In a dark but briskly readable novel by an Australian writer (The House Tibet—not reviewed), a young widow examines her loves, friendships, and relationship with her child. Vinnie Beaumont thinks her life is over when her husband dies young. She's so bitter about her loss, in fact, that she'll emotionally neglect her daughter for years. Along the way, Vinnie, an attractive bookkeeper, will have a platonic flirtation with a handsome handyman and an affair with a married man, although both leave her. Then, at 13, daughter Clare abandons her mother to play surrogate daughter to a childless, grasping woman. Meanwhile, Vinnie lets her lawyer brother come between her and their own mother, and the house at the Estuary is left to him. Yet Vinnie doesn't complain or judge.
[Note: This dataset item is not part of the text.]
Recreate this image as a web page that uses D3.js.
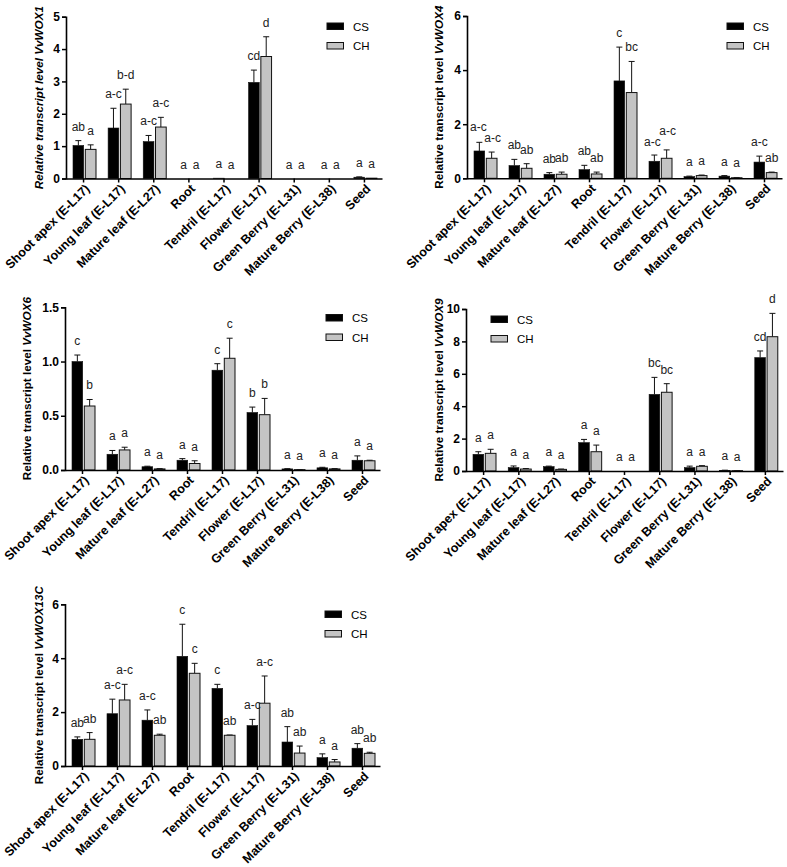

She moves to the Estuary house, and, when her brother finds a tenant, moves to a hotel where, as cook, babysitter and bookkeeper, she is shamelessly exploited by the troubled couple who own it. There are a lot of false starts and flirtations, and the saga of an itinerant balalaika player goes on for rather too long. Vinnie's passivity is such that, even when she gets Clare back, her joy is expressed simply through what she sees as she drives ``...past paddocks faintly washed with green, past orchard rows starred here and there with the first spring blossom. Lightning began to flicker in the sky and still I found nothing to say.'' When things heat up (a lesbian love scene; the narrator's face getting slashed by her employer), the prose still remains mostly dispassionate and pure, the dialogue dry and witty, with only occasional lapses into sermonizing over women's oppression. Overall, with its gritty translucence, a penetrating study of loss.